*Listed records:*
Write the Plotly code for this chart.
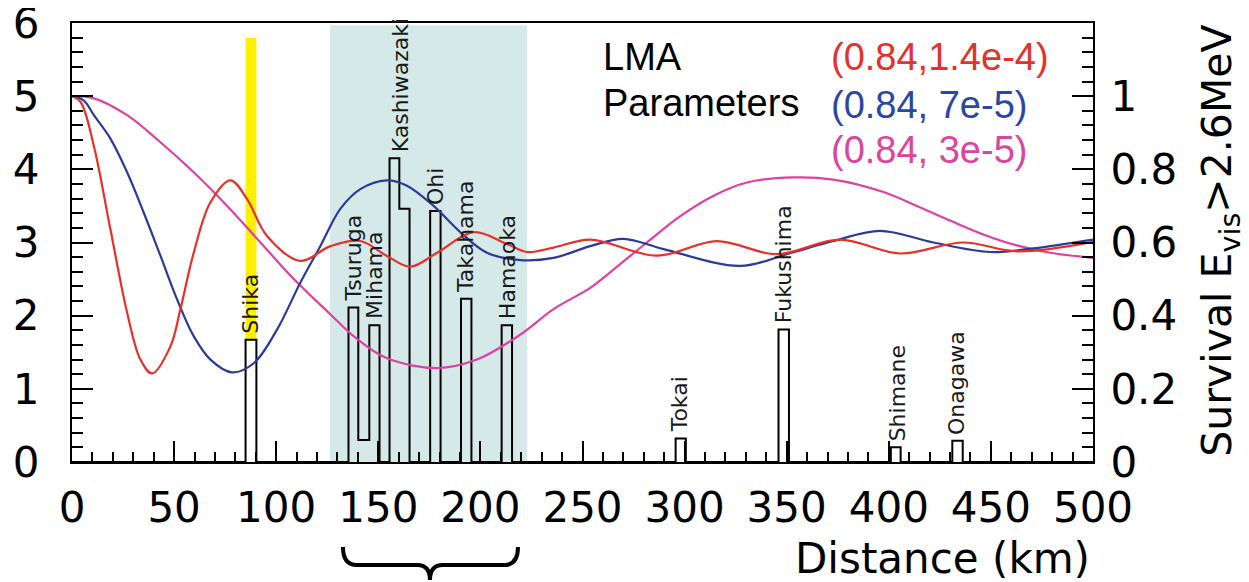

--

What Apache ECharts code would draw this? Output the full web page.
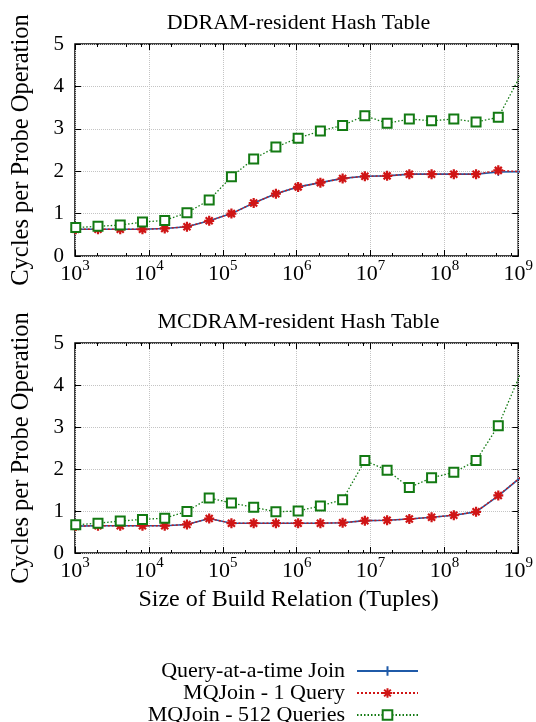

==

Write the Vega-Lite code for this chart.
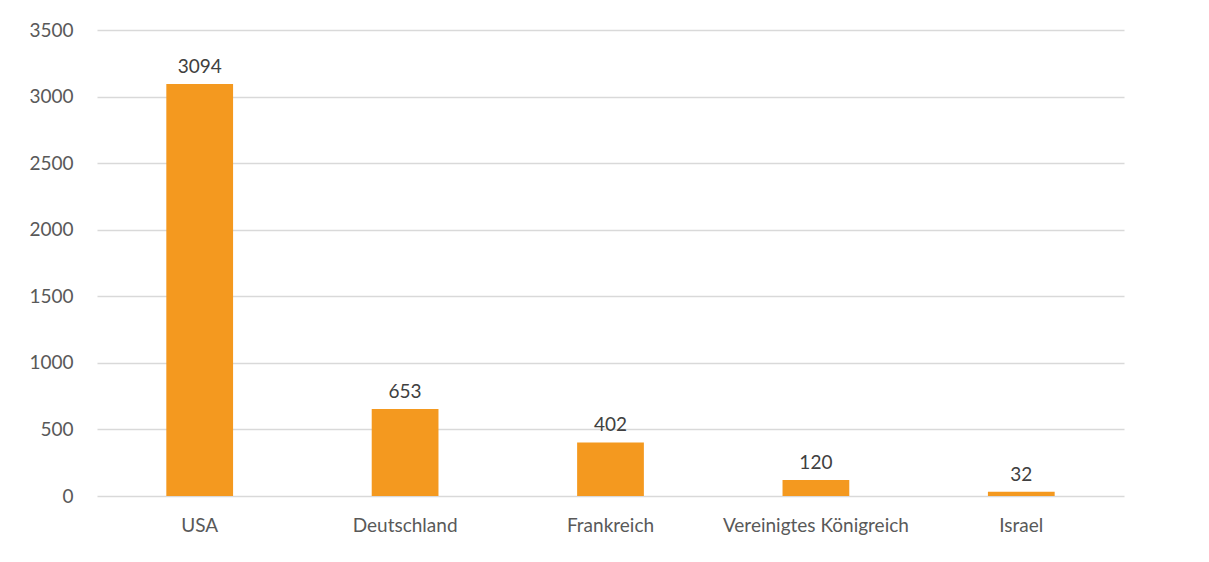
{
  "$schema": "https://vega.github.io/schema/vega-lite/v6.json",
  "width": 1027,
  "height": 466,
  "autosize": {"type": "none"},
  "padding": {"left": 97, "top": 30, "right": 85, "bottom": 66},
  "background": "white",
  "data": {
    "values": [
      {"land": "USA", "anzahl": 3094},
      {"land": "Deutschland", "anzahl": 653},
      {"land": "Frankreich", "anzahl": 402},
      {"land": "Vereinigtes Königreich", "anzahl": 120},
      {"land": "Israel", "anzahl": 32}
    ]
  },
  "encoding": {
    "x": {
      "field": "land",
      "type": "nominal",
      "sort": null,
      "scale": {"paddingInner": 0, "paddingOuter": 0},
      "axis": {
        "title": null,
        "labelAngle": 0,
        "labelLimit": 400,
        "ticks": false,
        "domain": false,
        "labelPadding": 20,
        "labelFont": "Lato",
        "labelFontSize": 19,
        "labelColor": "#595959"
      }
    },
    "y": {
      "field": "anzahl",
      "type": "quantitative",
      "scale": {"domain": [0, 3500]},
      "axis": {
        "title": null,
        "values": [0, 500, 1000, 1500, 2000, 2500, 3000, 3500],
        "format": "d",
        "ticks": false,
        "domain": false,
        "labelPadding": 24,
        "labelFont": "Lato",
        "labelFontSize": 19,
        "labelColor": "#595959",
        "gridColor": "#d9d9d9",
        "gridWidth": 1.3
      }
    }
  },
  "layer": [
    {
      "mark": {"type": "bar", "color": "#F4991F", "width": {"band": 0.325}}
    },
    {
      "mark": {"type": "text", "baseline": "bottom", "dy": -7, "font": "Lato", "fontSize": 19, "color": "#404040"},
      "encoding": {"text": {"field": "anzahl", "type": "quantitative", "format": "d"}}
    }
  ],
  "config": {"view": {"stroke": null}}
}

*Exercise goal:*
Give the number of lines in the listing above that contain "this", and nothing else.

*Solution to the exercise:*
3